The remaining properties depend on the setting for the Direct Intersector property. This property is set on the Interfaces node (see Interfaces Properties):
Geometry-Based (Legacy)
This Direct Intersector option activates:
Topology-Based with Connectivity Imprinted
  • Match Outer Boundary: when activated, indicates that the interface boundaries are expected to fully overlap on large-scale topological features. Activate this option only when you expect a complete match of the two boundaries of an interface.

    By default, this property is deactivated.

  • Projection Tolerance: maximum orthogonal projection distance in terms of a fraction of local element diameter. Places a limit on how the vertices of the adapted side get projected onto the fixed side. In cases where the two interface boundaries are separated by greater distances, you can increase the Projection Tolerance value to get fewer remainder faces.

    By default, the tolerance is set to 0.2.

  • Angle Threshold: maximum angle (deg) by which the intersector identifies large-scale features that are mapped from the adapted side onto the fixed side. To preserve sharper features, specify a smaller Angle Threshold value. If the boundary meshes have spurious defects, you can specify a larger value.
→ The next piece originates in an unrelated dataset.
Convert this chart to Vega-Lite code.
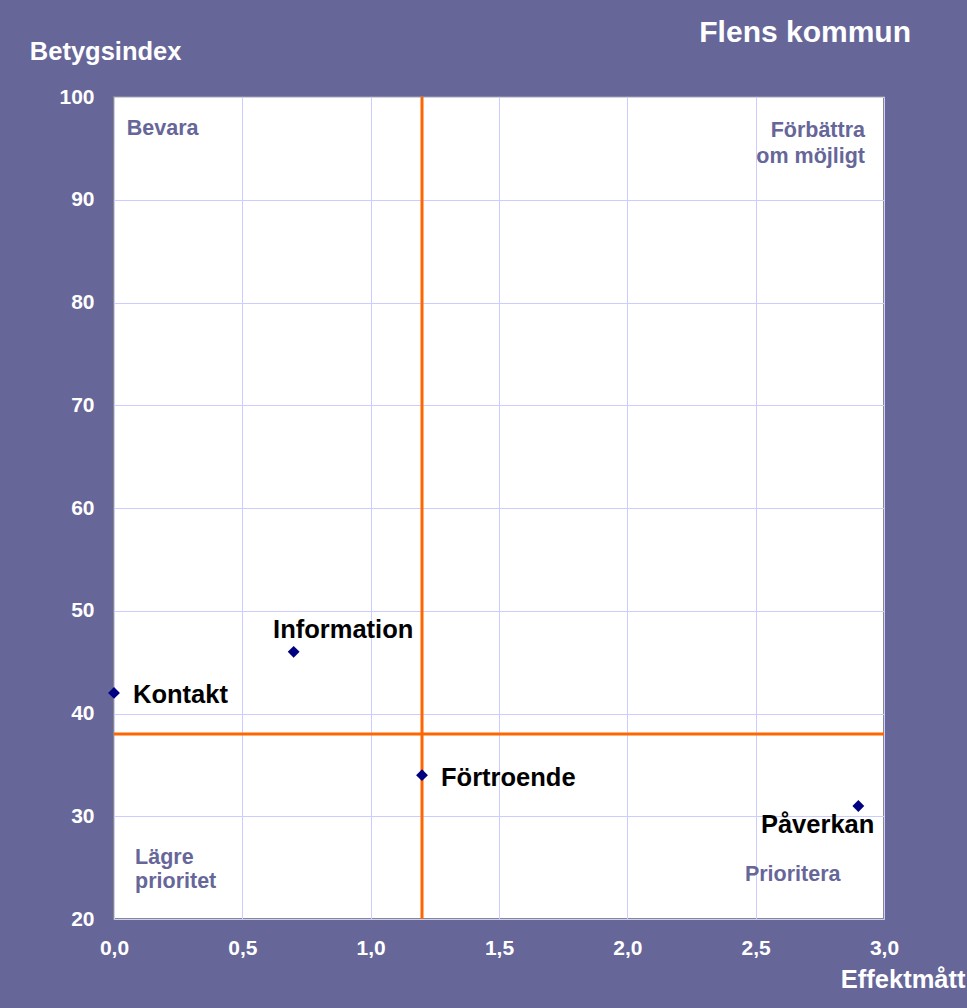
{
  "$schema": "https://vega.github.io/schema/vega-lite/v6.json",
  "width": 770,
  "height": 822,
  "autosize": {"type": "none"},
  "padding": {"left": 114, "top": 97, "right": 83, "bottom": 89},
  "background": "#666699",
  "title": {
    "text": "Flens kommun",
    "anchor": "end",
    "frame": "group",
    "orient": "top",
    "baseline": "alphabetic",
    "dx": 27,
    "dy": 34,
    "offset": 1,
    "font": "Liberation Sans",
    "fontSize": 30,
    "fontWeight": "bold",
    "color": "white"
  },
  "config": {
    "view": {"fill": "white", "stroke": "#888888", "strokeWidth": 2},
    "axis": {
      "labelFont": "Liberation Sans",
      "labelFontWeight": "bold",
      "labelColor": "white",
      "labelFontSize": 21,
      "labelFlush": false,
      "labelOverlap": false,
      "titleFont": "Liberation Sans",
      "titleFontWeight": "bold",
      "titleColor": "white",
      "titleFontSize": 25.5,
      "gridColor": "#ccccff",
      "gridWidth": 1,
      "gridOpacity": 1,
      "ticks": false,
      "domain": false
    },
    "text": {"font": "Liberation Sans"}
  },
  "datasets": {
    "points": [
      {"omrade": "Kontakt", "effekt": 0.0, "betyg": 42},
      {"omrade": "Information", "effekt": 0.7, "betyg": 46},
      {"omrade": "Förtroende", "effekt": 1.2, "betyg": 34},
      {"omrade": "Påverkan", "effekt": 2.9, "betyg": 31}
    ],
    "refs": [{"effekt": 1.2, "betyg": 38}],
    "quadrants": [
      {"label": "Bevara", "effekt": 0.05, "betyg": 96.3, "side": "left"},
      {"label": "Lägre\nprioritet", "effekt": 0.082, "betyg": 25.4, "side": "left"},
      {"label": "Prioritera", "effekt": 2.458, "betyg": 23.7, "side": "left"},
      {"label": "Förbättra\nom möjligt", "effekt": 2.926, "betyg": 96.1, "side": "right"}
    ]
  },
  "layer": [
    {
      "data": {"name": "refs"},
      "mark": {"type": "rule", "color": "#ff6600", "strokeWidth": 3},
      "encoding": {
        "x": {
          "field": "effekt",
          "type": "quantitative",
          "scale": {"domain": [0, 3], "nice": false, "zero": false},
          "axis": {
            "values": [0, 0.5, 1, 1.5, 2, 2.5, 3],
            "labelExpr": "replace(format(datum.value, '.1f'), '.', ',')",
            "labelPadding": 18,
            "title": "Effektmått",
            "titleX": 851,
            "titleY": 68.7,
            "titleAlign": "right",
            "titleBaseline": "alphabetic",
            "titleAnchor": "end"
          }
        }
      }
    },
    {
      "data": {"name": "refs"},
      "mark": {"type": "rule", "color": "#ff6600", "strokeWidth": 3},
      "encoding": {
        "y": {
          "field": "betyg",
          "type": "quantitative",
          "scale": {"domain": [20, 100], "nice": false, "zero": false},
          "axis": {
            "values": [20, 30, 40, 50, 60, 70, 80, 90, 100],
            "labelPadding": 20,
            "title": "Betygsindex",
            "titleAngle": 0,
            "titleX": -84.7,
            "titleY": -37.7,
            "titleAlign": "left",
            "titleBaseline": "alphabetic"
          }
        }
      }
    },
    {
      "data": {"name": "points"},
      "mark": {"type": "point", "shape": "diamond", "filled": true, "color": "#000080", "size": 140, "opacity": 1},
      "encoding": {
        "x": {"field": "effekt", "type": "quantitative"},
        "y": {"field": "betyg", "type": "quantitative"}
      }
    },
    {
      "data": {"name": "points"},
      "transform": [{"filter": "datum.omrade === 'Kontakt' || datum.omrade === 'Förtroende'"}],
      "mark": {"type": "text", "align": "left", "baseline": "alphabetic", "dx": 19, "dy": 10.5, "fontSize": 25.5, "fontWeight": "bold", "color": "black"},
      "encoding": {
        "x": {"field": "effekt", "type": "quantitative"},
        "y": {"field": "betyg", "type": "quantitative"},
        "text": {"field": "omrade"}
      }
    },
    {
      "data": {"name": "points"},
      "transform": [{"filter": "datum.omrade === 'Information'"}],
      "mark": {"type": "text", "align": "left", "baseline": "alphabetic", "dx": -20.6, "dy": -14, "fontSize": 25.5, "fontWeight": "bold", "color": "black"},
      "encoding": {
        "x": {"field": "effekt", "type": "quantitative"},
        "y": {"field": "betyg", "type": "quantitative"},
        "text": {"field": "omrade"}
      }
    },
    {
      "data": {"name": "points"},
      "transform": [{"filter": "datum.omrade === 'Påverkan'"}],
      "mark": {"type": "text", "align": "right", "baseline": "alphabetic", "dx": 16, "dy": 26.7, "fontSize": 25.5, "fontWeight": "bold", "color": "black"},
      "encoding": {
        "x": {"field": "effekt", "type": "quantitative"},
        "y": {"field": "betyg", "type": "quantitative"},
        "text": {"field": "omrade"}
      }
    },
    {
      "data": {"name": "quadrants"},
      "transform": [{"filter": "datum.side === 'left'"}],
      "mark": {"type": "text", "align": "left", "baseline": "alphabetic", "lineBreak": "\n", "lineHeight": 24, "fontSize": 21.5, "fontWeight": "bold", "color": "#666699"},
      "encoding": {
        "x": {"field": "effekt", "type": "quantitative"},
        "y": {"field": "betyg", "type": "quantitative"},
        "text": {"field": "label"}
      }
    },
    {
      "data": {"name": "quadrants"},
      "transform": [{"filter": "datum.side === 'right'"}],
      "mark": {"type": "text", "align": "right", "baseline": "alphabetic", "lineBreak": "\n", "lineHeight": 26, "fontSize": 21.5, "fontWeight": "bold", "color": "#666699"},
      "encoding": {
        "x": {"field": "effekt", "type": "quantitative"},
        "y": {"field": "betyg", "type": "quantitative"},
        "text": {"field": "label"}
      }
    }
  ]
}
    By default, the value is set to 45 deg.

Heat Flux

Available only when the Energy Source Option is set to Heat Flux. Proportional to 1χ.

See Baffle Interface.

Heat Source

Available only when the Energy Source Option is set to Heat Source. Proportional to entire baffle area and not dependent on χ.

See Baffle Interface.

Porosity

Available for single-phase flows only.

The factor χ in Eqn. (1859) that is used in calculating heat transfer and optionally viscous shear. The value ranges from 0 to 1. If the porous baffle is thought of as a perforated surface, then χ can be interpreted as the ratio of the area of the holes to the area of the surface.

Porous Inertial Resistance

For single-phase flows, the value of the coefficient P i in Eqn. (1858). For multiphase flows, the value of the same coefficient in the normal direction.

This value can be positive or 0. The default value is 0.

Porous Inertial Tangential Resistance

The value of the coefficient α m in the tangential direction (see Eqn. (1870)).

Available only when the Porous Baffle Treatment is set to Resistance Based.

Porous Viscous Resistance

For single-phase flows, the value of the coefficient P v in Eqn. (1858). For multiphase flows, the value of the same coefficient in the normal direction.

This value can be positive or 0. The default value is 0.

Porous Viscous Tangential Resistance

The value of the coefficient β m in the tangential direction (see Eqn. (1870)).

Available only when the Porous Baffle Treatment is set to Resistance Based.

Thermal Resistance

Available only when the Baffle Thermal Option is set to Conducting.

See Baffle Interface.

Turbulence Intensity

Available only when the Porous Baffle Treatment is set to Resistance Based, and a turbulence model is activated in the physics continuum.

Turbulent Length Scale

The length scale of the turbulence is related to the characteristic geometry scale of the baffle itself, for example, the perforation diameter or tube spacing.

Available only when the Porous Baffle Treatment is set to Resistance Based, and a turbulence model is activated in the physics continuum.